* Goal of the exercise: Type out the data exactly as given. Skip any image.

* Recorded information:

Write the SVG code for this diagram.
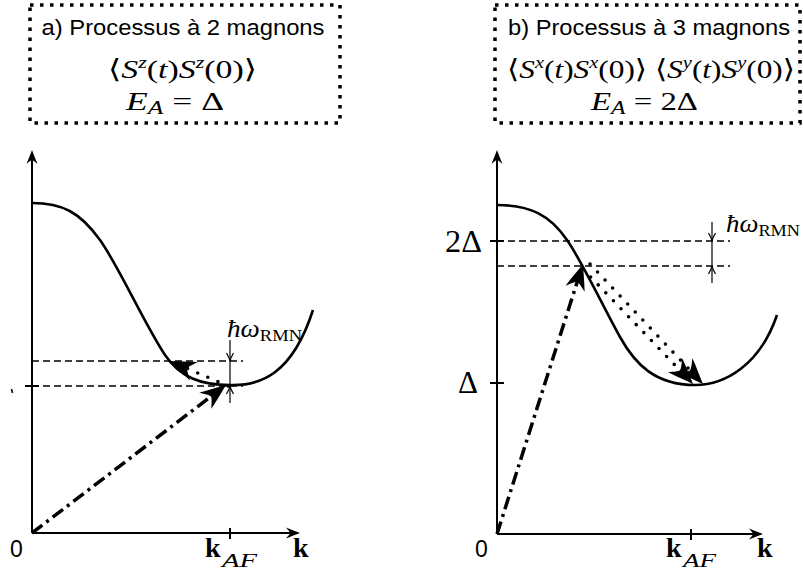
<svg xmlns="http://www.w3.org/2000/svg" width="803" height="571" viewBox="0 0 803 571">
<style>
.box{fill:none;stroke:#000;stroke-width:3.5;stroke-dasharray:3.5 6.5}
.ax{fill:none;stroke:#000;stroke-width:2}
.curve{fill:none;stroke:#000;stroke-width:2.6}
.dash{fill:none;stroke:#000;stroke-width:1.3;stroke-dasharray:7 4}
.dd{fill:none;stroke:#000;stroke-width:3.5;stroke-dasharray:13 5 3 5}
.dot{fill:none;stroke:#000;stroke-width:3.6;stroke-linecap:round;stroke-dasharray:0 11}
.thin{fill:none;stroke:#000;stroke-width:1.2}
.sans{font-family:"Liberation Sans",Arial,sans-serif}
.m{font-family:"Liberation Serif","DejaVu Serif","DejaVu Sans",serif}
.i{font-style:italic}
.b{font-weight:bold}
</style>
<defs>
<path id="big" d="M0,0 C-8,-3 -17,-7 -26,-10 C-22,-5 -19,-2 -19,0 C-19,2 -22,5 -26,10 C-17,7 -8,3 0,0 Z" fill="#000"/>
<path id="axh" d="M0,0 C-4,-1.5 -9,-3.5 -14,-5.5 C-11,-2 -10,-1 -10,0 C-10,1 -11,2 -14,5.5 C-9,3.5 -4,1.5 0,0 Z" fill="#000"/>
<path id="sm" d="M-3.5,-8 Q-0.6,-3 0,0 Q0.6,-3 3.5,-8" fill="none" stroke="#000" stroke-width="1.2"/>
</defs>

<g id="box-a">
<rect x="30" y="5" width="310" height="118" class="box"/>
<text x="41.5" y="35" class="sans" font-size="22" textLength="283" lengthAdjust="spacingAndGlyphs">a) Processus à 2 magnons</text>
<text x="108" y="78" class="m" font-size="26" textLength="149" lengthAdjust="spacingAndGlyphs">⟨<tspan class="i">S</tspan><tspan class="i" font-size="17" dy="-10">z</tspan><tspan dy="10">(</tspan><tspan class="i">t</tspan>)<tspan class="i">S</tspan><tspan class="i" font-size="17" dy="-10">z</tspan><tspan dy="10">(0)⟩</tspan></text>
<text x="126" y="110" class="m" font-size="25" textLength="98" lengthAdjust="spacingAndGlyphs"><tspan class="i">E</tspan><tspan class="i" font-size="18" dy="4">A</tspan><tspan dy="-4"> = Δ</tspan></text>
</g>

<g id="box-b">
<rect x="495" y="5" width="305" height="118" class="box"/>
<text x="508" y="35" class="sans" font-size="22" textLength="282" lengthAdjust="spacingAndGlyphs">b) Processus à 3 magnons</text>
<text x="507" y="78" class="m" font-size="26" textLength="288" lengthAdjust="spacingAndGlyphs">⟨<tspan class="i">S</tspan><tspan class="i" font-size="17" dy="-10">x</tspan><tspan dy="10">(</tspan><tspan class="i">t</tspan>)<tspan class="i">S</tspan><tspan class="i" font-size="17" dy="-10">x</tspan><tspan dy="10">(0)⟩ ⟨</tspan><tspan class="i">S</tspan><tspan class="i" font-size="17" dy="-10">y</tspan><tspan dy="10">(</tspan><tspan class="i">t</tspan>)<tspan class="i">S</tspan><tspan class="i" font-size="17" dy="-10">y</tspan><tspan dy="10">(0)⟩</tspan></text>
<text x="591" y="110" class="m" font-size="25" textLength="107" lengthAdjust="spacingAndGlyphs"><tspan class="i">E</tspan><tspan class="i" font-size="18" dy="4">A</tspan><tspan dy="-4"> = 2Δ</tspan></text>
</g>

<g id="axes-a">
<path class="ax" d="M32,533 V158 M32,533 H292 M25,386 H39 M230,528 V539"/>
<use href="#axh" transform="translate(32,150) rotate(-90)"/>
<use href="#axh" transform="translate(300,533)"/>
<path d="M11.5,389 L12.5,393" stroke="#000" stroke-width="1.5"/>
<text x="10" y="557" class="sans" font-size="23">0</text>
<text x="205" y="557" class="m b" font-size="28">k</text>
<text x="222" y="567" class="m i" font-size="19" textLength="35" lengthAdjust="spacingAndGlyphs">AF</text>
<text x="293" y="557" class="m b" font-size="28">k</text>
</g>

<g id="axes-b">
<path class="ax" d="M497,534 V158 M497,534 H755 M490,241 H504 M490,383 H504 M691,529 V540"/>
<use href="#axh" transform="translate(497,150) rotate(-90)"/>
<use href="#axh" transform="translate(763,534)"/>
<text x="475" y="557" class="sans" font-size="23">0</text>
<text x="666" y="557" class="m b" font-size="28">k</text>
<text x="683" y="567" class="m i" font-size="19" textLength="33" lengthAdjust="spacingAndGlyphs">AF</text>
<text x="757" y="557" class="m b" font-size="28">k</text>
<text x="445" y="252" class="m" font-size="31" textLength="37" lengthAdjust="spacingAndGlyphs">2Δ</text>
<text x="458" y="393" class="m" font-size="31" textLength="20" lengthAdjust="spacingAndGlyphs">Δ</text>
</g>

<g id="curve-a">
<path class="curve" d="M32,203 C62,203 80,212 100,240 C118,265 145,325 165,355 C180,377 200,385 230,385 C260,386 292,375 313,310"/>
<path class="dash" d="M32,361 H243 M32,386 H243"/>
<line x1="230" y1="340" x2="230" y2="403" class="thin"/>
<use href="#sm" transform="translate(230,361)"/>
<use href="#sm" transform="translate(230,386) rotate(180)"/>
<text x="227" y="337" class="m" font-size="25" textLength="75" lengthAdjust="spacingAndGlyphs"><tspan class="i">ħω</tspan><tspan font-size="17" dy="4">RMN</tspan></text>
</g>

<g id="curve-b">
<path class="curve" d="M497,205 C530,205 550,215 567,240 C580,258 605,310 620,337 C635,364 655,385 695,385 C725,385 760,365 777,315"/>
<path class="dash" d="M497,241 H730 M497,266 H730"/>
<line x1="712" y1="222" x2="712" y2="283" class="thin"/>
<use href="#sm" transform="translate(712,241)"/>
<use href="#sm" transform="translate(712,266) rotate(180)"/>
<text x="726" y="232" class="m" font-size="25" textLength="74" lengthAdjust="spacingAndGlyphs"><tspan class="i">ħω</tspan><tspan font-size="17" dy="4">RMN</tspan></text>
</g>

<g id="connectors">
<path class="dd" d="M32,533 L212.5,395.3"/>
<use href="#big" transform="translate(226,385) rotate(-37.3)"/>
<path class="dot" d="M228,386 L186.5,368.1"/>
<use href="#big" transform="translate(170,361) rotate(203.3)"/>
<path class="dd" d="M497,534 L577.5,281"/>
<use href="#big" transform="translate(583,264) rotate(-72.3)"/>
<path class="dot" d="M590,264 L691.3,371.6"/>
<use href="#big" transform="translate(703,384) rotate(46.7)"/>
<path class="dot" d="M583,269 L681.2,371.7"/>
<use href="#big" transform="translate(693,384) rotate(46.3)"/>
</g>
</svg>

* The reply:
Write the SVG code for this diagram.
<svg xmlns="http://www.w3.org/2000/svg" width="803" height="571" viewBox="0 0 803 571">
<style>
.box{fill:none;stroke:#000;stroke-width:3.5;stroke-dasharray:3.5 6.5}
.ax{fill:none;stroke:#000;stroke-width:2}
.curve{fill:none;stroke:#000;stroke-width:2.6}
.dash{fill:none;stroke:#000;stroke-width:1.3;stroke-dasharray:7 4}
.dd{fill:none;stroke:#000;stroke-width:3.5;stroke-dasharray:13 5 3 5}
.dot{fill:none;stroke:#000;stroke-width:3.6;stroke-linecap:round;stroke-dasharray:0 11}
.thin{fill:none;stroke:#000;stroke-width:1.2}
.sans{font-family:"Liberation Sans",Arial,sans-serif}
.m{font-family:"Liberation Serif","DejaVu Serif","DejaVu Sans",serif}
.i{font-style:italic}
.b{font-weight:bold}
</style>
<defs>
<path id="big" d="M0,0 C-8,-3 -17,-7 -26,-10 C-22,-5 -19,-2 -19,0 C-19,2 -22,5 -26,10 C-17,7 -8,3 0,0 Z" fill="#000"/>
<path id="axh" d="M0,0 C-4,-1.5 -9,-3.5 -14,-5.5 C-11,-2 -10,-1 -10,0 C-10,1 -11,2 -14,5.5 C-9,3.5 -4,1.5 0,0 Z" fill="#000"/>
<path id="sm" d="M-3.5,-8 Q-0.6,-3 0,0 Q0.6,-3 3.5,-8" fill="none" stroke="#000" stroke-width="1.2"/>
</defs>

<g id="box-a">
<rect x="30" y="5" width="310" height="118" class="box"/>
<text x="41.5" y="35" class="sans" font-size="22" textLength="283" lengthAdjust="spacingAndGlyphs">a) Processus à 2 magnons</text>
<text x="108" y="78" class="m" font-size="26" textLength="149" lengthAdjust="spacingAndGlyphs">⟨<tspan class="i">S</tspan><tspan class="i" font-size="17" dy="-10">z</tspan><tspan dy="10">(</tspan><tspan class="i">t</tspan>)<tspan class="i">S</tspan><tspan class="i" font-size="17" dy="-10">z</tspan><tspan dy="10">(0)⟩</tspan></text>
<text x="126" y="110" class="m" font-size="25" textLength="98" lengthAdjust="spacingAndGlyphs"><tspan class="i">E</tspan><tspan class="i" font-size="18" dy="4">A</tspan><tspan dy="-4"> = Δ</tspan></text>
</g>

<g id="box-b">
<rect x="495" y="5" width="305" height="118" class="box"/>
<text x="508" y="35" class="sans" font-size="22" textLength="282" lengthAdjust="spacingAndGlyphs">b) Processus à 3 magnons</text>
<text x="507" y="78" class="m" font-size="26" textLength="288" lengthAdjust="spacingAndGlyphs">⟨<tspan class="i">S</tspan><tspan class="i" font-size="17" dy="-10">x</tspan><tspan dy="10">(</tspan><tspan class="i">t</tspan>)<tspan class="i">S</tspan><tspan class="i" font-size="17" dy="-10">x</tspan><tspan dy="10">(0)⟩ ⟨</tspan><tspan class="i">S</tspan><tspan class="i" font-size="17" dy="-10">y</tspan><tspan dy="10">(</tspan><tspan class="i">t</tspan>)<tspan class="i">S</tspan><tspan class="i" font-size="17" dy="-10">y</tspan><tspan dy="10">(0)⟩</tspan></text>
<text x="591" y="110" class="m" font-size="25" textLength="107" lengthAdjust="spacingAndGlyphs"><tspan class="i">E</tspan><tspan class="i" font-size="18" dy="4">A</tspan><tspan dy="-4"> = 2Δ</tspan></text>
</g>

<g id="axes-a">
<path class="ax" d="M32,533 V158 M32,533 H292 M25,386 H39 M230,528 V539"/>
<use href="#axh" transform="translate(32,150) rotate(-90)"/>
<use href="#axh" transform="translate(300,533)"/>
<path d="M11.5,389 L12.5,393" stroke="#000" stroke-width="1.5"/>
<text x="10" y="557" class="sans" font-size="23">0</text>
<text x="205" y="557" class="m b" font-size="28">k</text>
<text x="222" y="567" class="m i" font-size="19" textLength="35" lengthAdjust="spacingAndGlyphs">AF</text>
<text x="293" y="557" class="m b" font-size="28">k</text>
</g>

<g id="axes-b">
<path class="ax" d="M497,534 V158 M497,534 H755 M490,241 H504 M490,383 H504 M691,529 V540"/>
<use href="#axh" transform="translate(497,150) rotate(-90)"/>
<use href="#axh" transform="translate(763,534)"/>
<text x="475" y="557" class="sans" font-size="23">0</text>
<text x="666" y="557" class="m b" font-size="28">k</text>
<text x="683" y="567" class="m i" font-size="19" textLength="33" lengthAdjust="spacingAndGlyphs">AF</text>
<text x="757" y="557" class="m b" font-size="28">k</text>
<text x="445" y="252" class="m" font-size="31" textLength="37" lengthAdjust="spacingAndGlyphs">2Δ</text>
<text x="458" y="393" class="m" font-size="31" textLength="20" lengthAdjust="spacingAndGlyphs">Δ</text>
</g>

<g id="curve-a">
<path class="curve" d="M32,203 C62,203 80,212 100,240 C118,265 145,325 165,355 C180,377 200,385 230,385 C260,386 292,375 313,310"/>
<path class="dash" d="M32,361 H243 M32,386 H243"/>
<line x1="230" y1="340" x2="230" y2="403" class="thin"/>
<use href="#sm" transform="translate(230,361)"/>
<use href="#sm" transform="translate(230,386) rotate(180)"/>
<text x="227" y="337" class="m" font-size="25" textLength="75" lengthAdjust="spacingAndGlyphs"><tspan class="i">ħω</tspan><tspan font-size="17" dy="4">RMN</tspan></text>
</g>

<g id="curve-b">
<path class="curve" d="M497,205 C530,205 550,215 567,240 C580,258 605,310 620,337 C635,364 655,385 695,385 C725,385 760,365 777,315"/>
<path class="dash" d="M497,241 H730 M497,266 H730"/>
<line x1="712" y1="222" x2="712" y2="283" class="thin"/>
<use href="#sm" transform="translate(712,241)"/>
<use href="#sm" transform="translate(712,266) rotate(180)"/>
<text x="726" y="232" class="m" font-size="25" textLength="74" lengthAdjust="spacingAndGlyphs"><tspan class="i">ħω</tspan><tspan font-size="17" dy="4">RMN</tspan></text>
</g>

<g id="connectors">
<path class="dd" d="M32,533 L212.5,395.3"/>
<use href="#big" transform="translate(226,385) rotate(-37.3)"/>
<path class="dot" d="M228,386 L186.5,368.1"/>
<use href="#big" transform="translate(170,361) rotate(203.3)"/>
<path class="dd" d="M497,534 L577.5,281"/>
<use href="#big" transform="translate(583,264) rotate(-72.3)"/>
<path class="dot" d="M590,264 L691.3,371.6"/>
<use href="#big" transform="translate(703,384) rotate(46.7)"/>
<path class="dot" d="M583,269 L681.2,371.7"/>
<use href="#big" transform="translate(693,384) rotate(46.3)"/>
</g>
</svg>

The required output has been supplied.